We covered log transformations (usually natural logarithms) before, but just in case, here they are again. I usually default to using log1p()
because it is less prone ot fail in the event your data (like mine) contains many zeroes. That said, if you have a lot of -1 values you may need something else:
m.log <- update.formula(m.base, . ~ log1p(x) + j)
summary(lm(m.log, data=d))
##
## Call:
## lm(formula = m.log, data = d)
##
## Residuals:
## Min 1Q Median 3Q Max
## -7.120 -2.813 -0.008 2.489 14.603
##
## Coefficients:
## Estimate Std. Error t value Pr(>|t|)
## (Intercept) -2.74890 0.18217 -15.090 <2e-16 ***
## log1p(x) 9.85486 0.12838 76.766 <2e-16 ***
## jTRUE -0.02979 0.16624 -0.179 0.858
## ---
## Signif. codes: 0 '***' 0.001 '**' 0.01 '*' 0.05 '.' 0.1 ' ' 1
##
## Residual standard error: 3.621 on 1897 degrees of freedom
## Multiple R-squared: 0.7566, Adjusted R-squared: 0.7563
## F-statistic: 2948 on 2 and 1897 DF, p-value: < 2.2e-16
Keep in mind that you can use other bases for your logarithmic transformations. Check out the documentation for log()
for more information.
When you report the results of a regression model, you should provide a table summarizing the model as well as some interpretation that renders the model results back into the original, human-intelligible measures and units specific to the study.
This was covered in one of the resources I distributed last week (the handout on logistic regression from Mako Hill), but I wanted to bring it back because it is important. Please revisit that handout to see a worked example that walks through the process. The rest of this text is a bit of a rant about why you should bother to do so.
When is a regression table not enough? In textbook/homework examples, this is not an issue, but in real data it matters all the time. Recall that the coefficient estimated for any single predictor is the expected change in the outcome for a 1-unit change in the predictor holding all the other predictors constant. What value are those other predictors held constant at? Zero! This is unlikely to be the most helpful or intuitive way to understand your estimates (for example, what if you have a dichotomous predictor, what does it mean then?). Once your models get even a little bit complicated (quick, exponentiate a log-transformed value and tell me what it means!), the regression-table-alone approach becomes arguably worse than useless.
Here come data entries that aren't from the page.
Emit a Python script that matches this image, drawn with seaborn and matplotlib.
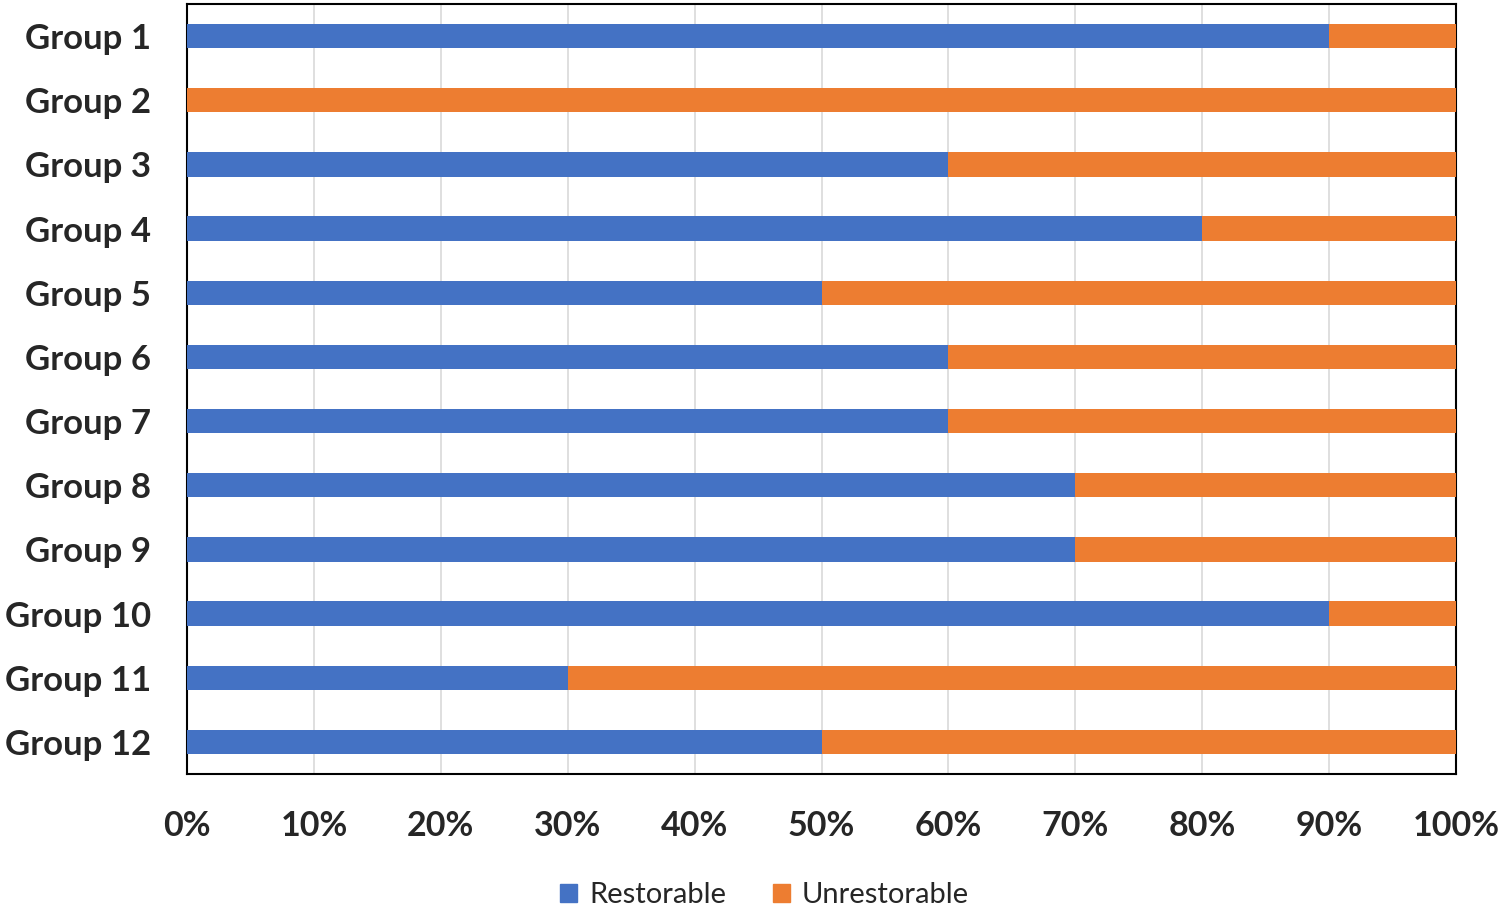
import numpy as np
import pandas as pd
import matplotlib
matplotlib.use("Agg")
import matplotlib.pyplot as plt
import seaborn as sns
from matplotlib.patches import Patch
from matplotlib.ticker import PercentFormatter

groups = ["Group %d" % i for i in range(1, 13)]
restorable = [90, 0, 60, 80, 50, 60, 60, 70, 70, 90, 30, 50]
unrestorable = [100 - r for r in restorable]

blue = "#4472C4"
orange = "#ED7D31"

sns.set_style("white")
plt.rcParams["font.family"] = ["Lato", "DejaVu Sans"]

df = pd.DataFrame({"group": groups, "restorable": restorable,
                   "unrestorable": unrestorable})
df["total"] = df["restorable"] + df["unrestorable"]

fig = plt.figure(figsize=(15.02, 9.10), dpi=100)
ax = fig.add_axes([0.1245, 0.1495, 0.8449, 0.8461])

# stacked: full bar in orange, restorable part on top in blue
sns.barplot(data=df, x="total", y="group", orient="h", color=orange,
            width=0.38, saturation=1, linewidth=0, ax=ax, zorder=3)
sns.barplot(data=df, x="restorable", y="group", orient="h", color=blue,
            width=0.38, saturation=1, linewidth=0, ax=ax, zorder=4)

ax.set_xlim(0, 100)
ax.set_xticks(np.arange(0, 101, 10))
ax.xaxis.set_major_formatter(PercentFormatter(decimals=0))
ax.grid(axis="x", color="#d9d9d9", linewidth=1.2, zorder=0)
ax.set_axisbelow(True)
ax.set_xlabel("")
ax.set_ylabel("")
for s in ax.spines.values():
    s.set_color("black")
    s.set_linewidth(1.5)
ax.tick_params(axis="both", length=0)
ax.tick_params(axis="y", pad=26)
ax.tick_params(axis="x", pad=26)
for lab in ax.get_yticklabels():
    lab.set_fontsize(25)
    lab.set_fontweight("bold")
for lab in ax.get_xticklabels():
    lab.set_fontsize(24.5)
    lab.set_fontweight("bold")

handles = [Patch(color=blue, label="Restorable"),
           Patch(color=orange, label="Unrestorable")]
fig.legend(handles=handles, loc="center", bbox_to_anchor=(0.509, 0.016),
           ncol=2, frameon=False, fontsize=21, handlelength=0.6,
           handleheight=0.6, handletextpad=0.4, columnspacing=1.6)

fig.savefig("out.png", dpi=100)
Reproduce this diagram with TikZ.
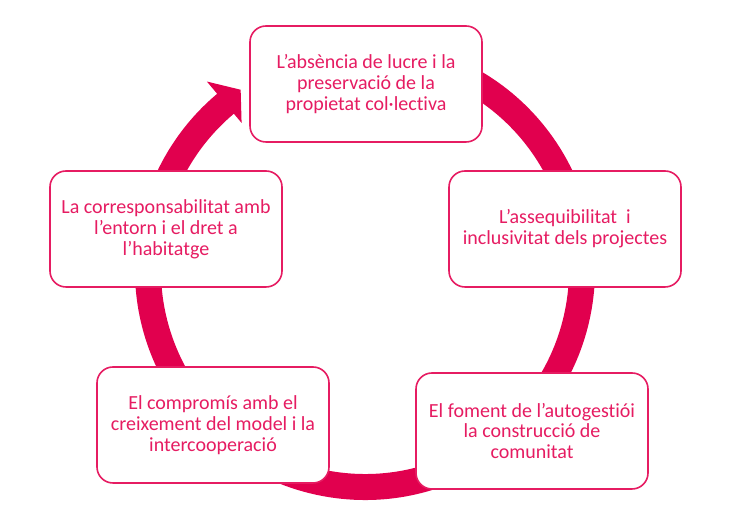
\documentclass[tikz,border=0pt]{standalone}
\usepackage{fontspec}
\setmainfont[Ligatures=NoCommon]{Carlito}
\usetikzlibrary{arrows}
\definecolor{rosa}{RGB}{225,0,78}
\definecolor{rosatext}{RGB}{230,28,98}

\begin{document}
\begin{tikzpicture}[x=0.75pt, y=0.75pt]
\tikzstyle{place}=[rectangle, rounded corners=12pt, draw=rosatext, line width=1.2pt, fill=white, minimum width=174pt, minimum height=87pt, text=rosatext, align=center, font=\fontsize{15}{15.6}\selectfont]

\useasboundingbox (0,0) rectangle (742,523);

% Cycle
\coordinate (centre) at (365,253);
\draw [rosa, line width=19.5pt] ([shift={(80:217)}]centre) arc [start angle=80, end angle=-231, radius=217];
\fill [rosa, shift={(centre)}] (130:192) -- (124.6:219) -- (130:246) -- cycle;

% Boxes
\node at (366,439) [place] (goal_1) {L’absència de lucre i la\\preservació de la\\propietat col·lectiva};
\node at (565,294) [place] (goal_2) {L’assequibilitat\ \ i\\inclusivitat dels projectes};
\node at (532,92) [place] (goal_3) {El foment de l’autogestiói\\la construcció de\\comunitat};
\node at (213,98) [place] (goal_4) {El compromís amb el\\creixement del model i la\\intercooperació};
\node at (166,294) [place] (goal_5) {La corresponsabilitat amb\\l’entorn i el dret a\\l’habitatge};
\end{tikzpicture}
\end{document}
What is to be done? Provide predicted estimates for real, reasonable examples drawn from your dataset! For instance, if you were regressing lifetime earnings on a bunch of different predictors including years of education, gender, race, age, and height, you would, of course, start by showing your readers the table that includes all of the coefficients, standard errors, etc. Then you chould also provide some specific predicted values for “prototypical” individuals in your dataset. Regression models usually incorporate earnings as a square-root or log-transformed measure, so the table of raw model results won’t be easy to interpret. It is probably far more helpful to translate the model results into estimates of how much more/less you would we estimate 30 year old woman of average height with a college degree to change if they were white vs. asian/pacific islander. These prototypical predicted values (also sometimes referred to as “marginal effects”) may be presented as specific point-estimates in the text and/or using a visualization of some sort (e.g., lines plotting the predicted lifetime earnings by race over the observed range of age…). You can (and should!) even generate confidence intervals around them (But that’s a whole separate rant…).
The point that I hope you take away is that just because you produced a regression table with some p-values and stars in it, your job is not done. You should always do the work to convey your results in a human-intelligible manner by translating the model back into some model-predicted estimates for reasonable combinations of your predictor variables. Once you’ve got the hang of that, you should also work on conveying the uncertainty/confidence around your predictions given the data/model.